The new lines are part of Transportation Minister Yisrael Katz’s plan to introduce public transportation into all Arab, Druse and Beduin cities and villages in the country.

“The operation of public transportation in the non- Jewish sector will lead to increases in residents’ employment and particularly in women’s participation, leading to an increase in quality of life,” said Katz.

The first phase will include the introduction of bus lines to the Galilee, with routes to and from Peki’in and Beit Jann, in Wadi Ara for the benefit of Umm el-Fahm residents, and a route for the residents of Fureidis, near Zichron Ya’acov.

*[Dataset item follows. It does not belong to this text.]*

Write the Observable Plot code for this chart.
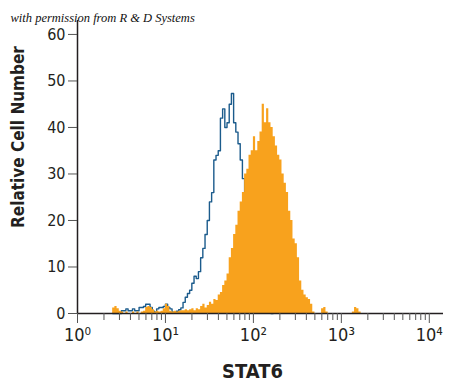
<!DOCTYPE html>
<html>
<head>
<meta charset="utf-8">
<script src="https://cdn.jsdelivr.net/npm/d3@7"></script>
<script src="https://cdn.jsdelivr.net/npm/@observablehq/plot@0.6"></script>
<style>
  html, body { margin: 0; padding: 0; background: #fff; }
  #chart { width: 450px; height: 391px; }
</style>
</head>
<body>
<div id="chart"></div>
<script>
// Histogram channels: log10 start and width of one channel (40 channels per decade)
const binStartLog = 0.4;
const binWidthLog = 0.025;

// Isotype control (blue outline), counts per channel
const blueCounts = [
  0, 0, 0, 0, 0.6, 0.6, 1.0, 0.6, 0.6, 1.0,
  0.6, 0.6, 1.3, 1.3, 1.5, 2.0, 2.0, 1.3, 0.5, 0.3,
  1.0, 1.3, 1.3, 1.5, 2.0, 1.3, 1.0, 0.3, 0.3, 0.5,
  0.8, 1.2, 2.4, 3.5, 4.3, 5.0, 6.5, 8.0, 7.5, 9.0,
  12, 14, 17, 20, 24, 26, 33, 34, 35, 42,
  44, 40, 41, 45, 47.3, 41, 39, 36.5, 33, 29,
  25, 21, 17, 13, 10, 7, 5, 3.5, 2.5, 1.5,
  1, 0.5, 0
];

// STAT6 stained (orange filled), counts per channel
const orangeCounts = [
  1.2, 1.5, 1.0, 0.5, 0.3, 0, 0.3, 0, 0, 0.3,
  0, 0.3, 0, 0.3, 0.5, 1.3, 1.5, 1.3, 0.8, 0.3,
  0.5, 0.3, 0.5, 1.0, 2.0, 1.5, 0.5, 0.3, 0.5, 0.3,
  0.5, 0.6, 0.6, 0.8, 0.6, 0.8, 1.0, 0.6, 1.0, 0.8,
  1.5, 2.0, 1.2, 1.7, 2.4, 2.0, 3.0, 2.8, 4.0, 4.5,
  6.0, 7.0, 8.5, 12, 14, 17, 19, 22, 24, 26,
  30, 31, 34, 35, 38, 35, 37, 39, 45, 41,
  44, 41, 40, 38, 36, 34, 33, 30, 28, 26,
  22, 20, 16, 15, 12, 7, 5, 4, 3.4, 3,
  2, 0.3, 0, 0, 0, 1.0, 1.3, 0.3, 0, 0,
  0, 0, 0, 0, 0, 0, 0, 0, 0, 0.3,
  1.3, 1.0, 0.3
];

const yTicks = [0, 10, 20, 30, 40, 50, 60];
const xMajorTicks = [1, 10, 100, 1000, 10000];
const xMajorLabels = ["10\u2070", "10\u00b9", "10\u00b2", "10\u00b3", "10\u2074"];
const xMinorMultipliers = [2, 3, 4, 5, 6, 7, 8, 9];

const xTitle = "STAT6";
const yTitle = "Relative Cell Number";
const credit = "with permission from R & D Systems";

// Build channel tables (step outlines from channel edges)
const edge = i => Math.pow(10, binStartLog + i * binWidthLog);
const toSteps = counts => counts.flatMap((v, i) => [{x: edge(i), y: v}, {x: edge(i + 1), y: v}]);
const orangeSteps = toSteps(orangeCounts);
const blueSteps = toSteps(blueCounts);
const xMinorTicks = xMajorTicks.slice(0, -1).flatMap(d => xMinorMultipliers.map(m => d * m));

const axisColor = "#231f20";
const sansFont = "'DejaVu Sans Condensed', 'Liberation Sans Narrow', 'DejaVu Sans', sans-serif";

const chart = Plot.plot({
  width: 450,
  height: 391,
  marginLeft: 77,
  marginRight: 7,
  marginTop: 20,
  marginBottom: 78,
  x: {type: "log", domain: [1, 14500]},
  y: {domain: [0, 63]},
  style: {background: "#fff", overflow: "visible", fontFamily: sansFont, fontStretch: "condensed"},
  marks: [
    Plot.line(blueSteps, {x: "x", y: "y", stroke: "#1b5b8c", strokeWidth: 1.4}),
    Plot.areaY(orangeSteps, {x: "x", y1: 0, y2: "y", fill: "#f8a21d"}),
    Plot.ruleY([0], {stroke: axisColor, strokeWidth: 1.5}),
    Plot.ruleX([1], {stroke: axisColor, strokeWidth: 1.5}),
    Plot.axisY({ticks: yTicks, tickSize: 9, tickPadding: 3, fontSize: 16, stroke: "#555", color: axisColor, label: null}),
    Plot.axisX({ticks: xMajorTicks, tickSize: 10, tickPadding: 5, fontSize: 18, stroke: "#555", color: axisColor,
      tickFormat: d => xMajorLabels[xMajorTicks.indexOf(d)], label: null}),
    Plot.axisX({ticks: xMinorTicks, tickSize: 7, stroke: "#555", tickFormat: () => "", label: null}),
    Plot.text([yTitle], {frameAnchor: "left", textAnchor: "middle", dx: -59, dy: -30, rotate: -90, fontSize: 17, fontWeight: "bold", fill: axisColor}),
    Plot.text([xTitle], {frameAnchor: "bottom", dx: -8, dy: 64, fontSize: 20, fontWeight: "bold", fill: axisColor}),
    Plot.text([credit], {frameAnchor: "top-left", dx: -67, dy: -7, textAnchor: "start", fontSize: 12.5, fontStyle: "italic",
      fontFamily: "Liberation Serif, DejaVu Serif, serif", fill: "#111"})
  ]
});

document.getElementById("chart").appendChild(chart);
</script>
</body>
</html>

In the Negev, the Beduin cities of Lakia, Tel Sheva, Chura and Kuseifa will all connect to Beersheba.



In the upcoming months, the Druse villages of Daliat al- Carmel and Usfiya will also receive new bus routes.

Attorney Sawsan Zaher from Adalah – the Legal Center for Arab Minority Rights in Israel responded, saying, “There exists a big gap in infrastructure between Jewish and Arab cities. Lack of public transportation in the Arab sector harms the mobility of the Arab population, is an obstacle to employment and causes a larger amount of traffic accidents. Therefore we congratulate any actual steps taken to bridge the gap.”